Tilde stiffened. “I’m quite well, thank you, and I would never hurt my child.”
“I know you wouldn’t mean to, but… Tilde, I would never try to take another woman’s baby. But don’t you think it’s better for her if you both stay here for awhile? We have room enough. And the summer house is plenty big enough.”
“How long is awhile?” said Tilde, thinking that “awhile” had no end in sight.
“I don’t know. As long as you need.”
Baby pulled away from the bottle and wailed.
“Gas,” said Oona, but Tilde had already put the child against her shoulder and was patting her back. She was rewarded by a loud burp and spatter of milk.
“Oh my. That was a big one,” said Oona, cleaning Baby’s chin and Tilde’s shoulder with a soft cloth. “She usually plays for awhile now. I spread a blanket in the living room and let her kick her little legs and exercise just as much as she likes, don’t I, Baby?”
We have got to give this child a name before she gets stuck with Baby for the rest of her life, Tilde thought.
They settled the child in the sunny living room, where Charles and Billy were seated reading the Sunday papers.
“Have they stopped bombing London yet?” said Oona.
Billy shook his head without looking up from the papers. “No.”
“It’s been over a week. I don’t much like the English, but they don’t deserve this,” Oona said.
“Who’s bombing London?” said Tilde.
“The Germans. Haven’t you seen the papers?”
“Not for weeks. How do the Germans get bombs into England?”
Now Billy lowered his newspaper and said, “Air raids. The Luftwaffe is carpet-bombing London.”
Suddenly chilled, Tilde said, “Are we at war?”
“No,” said Charles. “And I hope we won’t be. I hope we stay out of it this time. For her sake.” He pointed at Baby and smiled. “Do you know what she likes?”
He picked up a crystal prism, and for a moment Tilde thought with disbelief that he was going to give it to Baby to play with. Instead, he walked to the window and held the prism up to the sunlight. It broke the light into rainbow sparks that danced on the ceiling as Charles turned it now this way, now that.
Baby crowed with delight.
“She needs a name,” Tilde said.
“We were waiting for you, but we’ve talked about it,” Billy said. “I think we should give her a family name.”
“I was thinking that, too.”
“Name her after someone who cares for her.”

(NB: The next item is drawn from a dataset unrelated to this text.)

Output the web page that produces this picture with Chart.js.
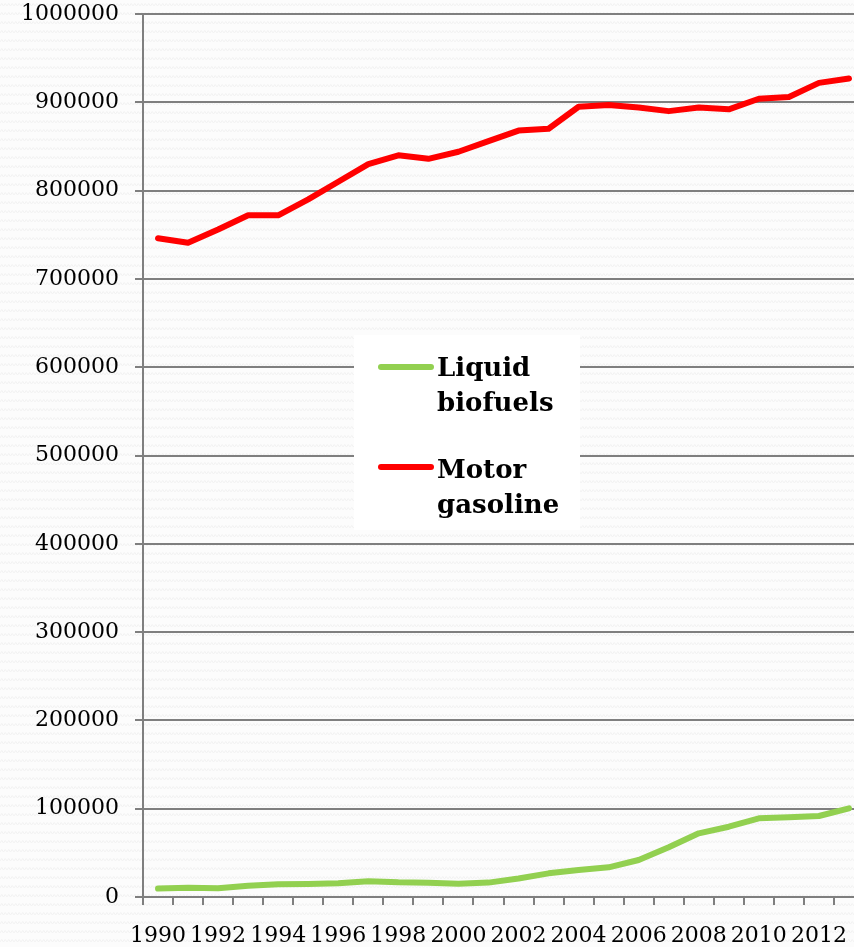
<!DOCTYPE html>
<html>
<head>
<meta charset="utf-8">
<script src="https://cdn.jsdelivr.net/npm/chart.js@4"></script>
<style>
html,body{margin:0;padding:0;overflow:hidden;background:#fbfbfb;}
canvas{display:block;}
</style>
</head>
<body>
<canvas id="c" width="864" height="947" style="width:864px;height:947px"></canvas>
<script>
const years = ['1990','1991','1992','1993','1994','1995','1996','1997','1998','1999','2000','2001','2002','2003','2004','2005','2006','2007','2008','2009','2010','2011','2012','2013'];
const liquidBiofuels = [9500,10500,9800,12800,14400,14700,15500,17800,16600,16200,15100,16300,21000,26800,30500,33600,41900,56300,72100,79600,89100,90200,91700,100400];
const motorGasoline = [746000,741000,756000,772000,772000,790000,810000,830000,840000,836000,844000,856000,868000,870000,895000,897000,894000,890000,894000,892000,904000,906000,922000,927000];
const seriesNames = ['Liquid biofuels','Motor gasoline'];
const yMin = 0, yMax = 1000000, yStep = 100000;

const serif = '"DejaVu Serif", "Liberation Serif", serif';

// background zigzag pattern
function makePattern(ctx){
  const t = document.createElement('canvas');
  t.width = 7; t.height = 9;
  const g = t.getContext('2d');
  g.fillStyle = '#fcfcfc'; g.fillRect(0,0,7,9);
  g.strokeStyle = '#f2f2f2'; g.lineWidth = 1;
  g.beginPath();
  g.moveTo(0,6); g.lineTo(1.75,3.5); g.lineTo(3.5,6); g.lineTo(5.25,3.5); g.lineTo(7,6);
  g.stroke();
  return ctx.createPattern(t,'repeat');
}

const bgPlugin = {
  id:'bg',
  beforeDraw(chart){
    const ctx = chart.ctx;
    ctx.save();
    ctx.fillStyle = makePattern(ctx);
    ctx.fillRect(0,0,chart.width,chart.height);
    ctx.restore();
  }
};

const legendPlugin = {
  id:'boxLegend',
  afterDraw(chart){
    const ctx = chart.ctx;
    ctx.save();
    ctx.fillStyle = '#ffffff';
    ctx.fillRect(354,335,226,195);
    const items = chart.data.datasets;
    const lineY = [367,467];
    const textY = [376,478];
    ctx.font = 'bold 26px ' + serif;
    ctx.textBaseline = 'alphabetic';
    ctx.textAlign = 'left';
    items.forEach((ds,i)=>{
      ctx.strokeStyle = ds.borderColor;
      ctx.lineWidth = 6;
      ctx.lineCap = 'round';
      ctx.beginPath();
      ctx.moveTo(381,lineY[i]); ctx.lineTo(431,lineY[i]);
      ctx.stroke();
      ctx.fillStyle = '#000';
      const words = ds.label.split(' ');
      words.forEach((w,j)=>{
        ctx.fillText(w,437,textY[i]+j*35);
      });
    });
    ctx.restore();
  }
};

new Chart(document.getElementById('c'),{
  type:'line',
  data:{
    labels: years,
    datasets:[
      {label:seriesNames[0], data:liquidBiofuels, borderColor:'#92d050', backgroundColor:'#92d050', borderWidth:6, pointRadius:0, tension:0, borderJoinStyle:'round', borderCapStyle:'round'},
      {label:seriesNames[1], data:motorGasoline, borderColor:'#ff0000', backgroundColor:'#ff0000', borderWidth:6, pointRadius:0, tension:0, borderJoinStyle:'round', borderCapStyle:'round'}
    ]
  },
  options:{
    responsive:false,
    animation:false,
    layout:{padding:{top:0,right:0,left:0,bottom:0}},
    plugins:{legend:{display:false},tooltip:{enabled:false}},
    scales:{
      x:{
        offset:true,
        grid:{offset:true,drawOnChartArea:false,drawTicks:true,tickLength:8,color:'#7f7f7f',lineWidth:2},
        border:{display:true,color:'#7f7f7f',width:2},
        ticks:{
          autoSkip:false,maxRotation:0,minRotation:0,padding:18,color:'#000',
          font:{family:serif,size:22},
          callback:function(v,i){ return i%2===0 ? this.getLabelForValue(v) : ''; }
        },
        afterFit(s){ s.height = 50; s.paddingLeft = 0; s.paddingRight = 0; }
      },
      y:{
        min:yMin,max:yMax,
        grid:{drawTicks:true,tickLength:8,color:'#7f7f7f',lineWidth:2},
        border:{display:true,color:'#7f7f7f',width:2},
        ticks:{stepSize:yStep,padding:16,color:'#000',font:{family:serif,size:22},callback:v=>String(v)},
        afterFit(s){ s.width = 143; s.paddingTop = 14; s.paddingBottom = 0; }
      }
    }
  },
  plugins:[bgPlugin,legendPlugin]
});
</script>
</body>
</html>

Tilde nodded. “Yes. I think we should call her Gerda, after my mother.”
Dead silence, and the emotional temperature of the room dropped to below zero.
“I said someone who cares for her,” Billy said.
“My mother loves her grandchildren.”
“She hasn’t been to see her or asked after her even once.”
“No. She wouldn’t, as things are. But we can’t be separated from my family forever, and it would bring her round. She’d forgive you ”
“She’d forgive me? She sent me to jail. She lied to the judge.”
There was more anger in Billy’s eyes than Tilde had ever seen, and his face was red. So was Charles’.
“She should be named after the person who’s taken care of her since she was born. She should be named Oona,” said Billy.
“It’s all right. Let it go,” Oona said, but her voice was shaking “You could name her Maureen. That might be best.”
“It’s not right, and Mom wouldn’t hear of it, after all you’ve done for the baby.”
“Then name her after our mother, her great grandmother Rosalie. Just don’t ask me to call her Gerda.”
There was silence while everyone stared at Tilde, who was very much wishing she was somewhere else.
At last Billy said, “I’ll never forgive your mother.”
“It doesn’t matter,” Tilde said. “She never thinks she’s done anything that needs forgiving. I thought it would make peace — I didn’t know it would upset everybody. Name the baby whatever you want.”
Oona said, “Are you sure?”
“Yes,” said Tilde, who wanted to win the war over where she’d live and thought ceding this battle could help her win the other one.
“How about Maureen Oona?”
“Maureenoona,” Tilde said. “It runs together into one long word. Better make it Oona Maureen.”
The corner of Billy’s mouth twitched, but he didn’t quite crack a smile. “Done,” he said.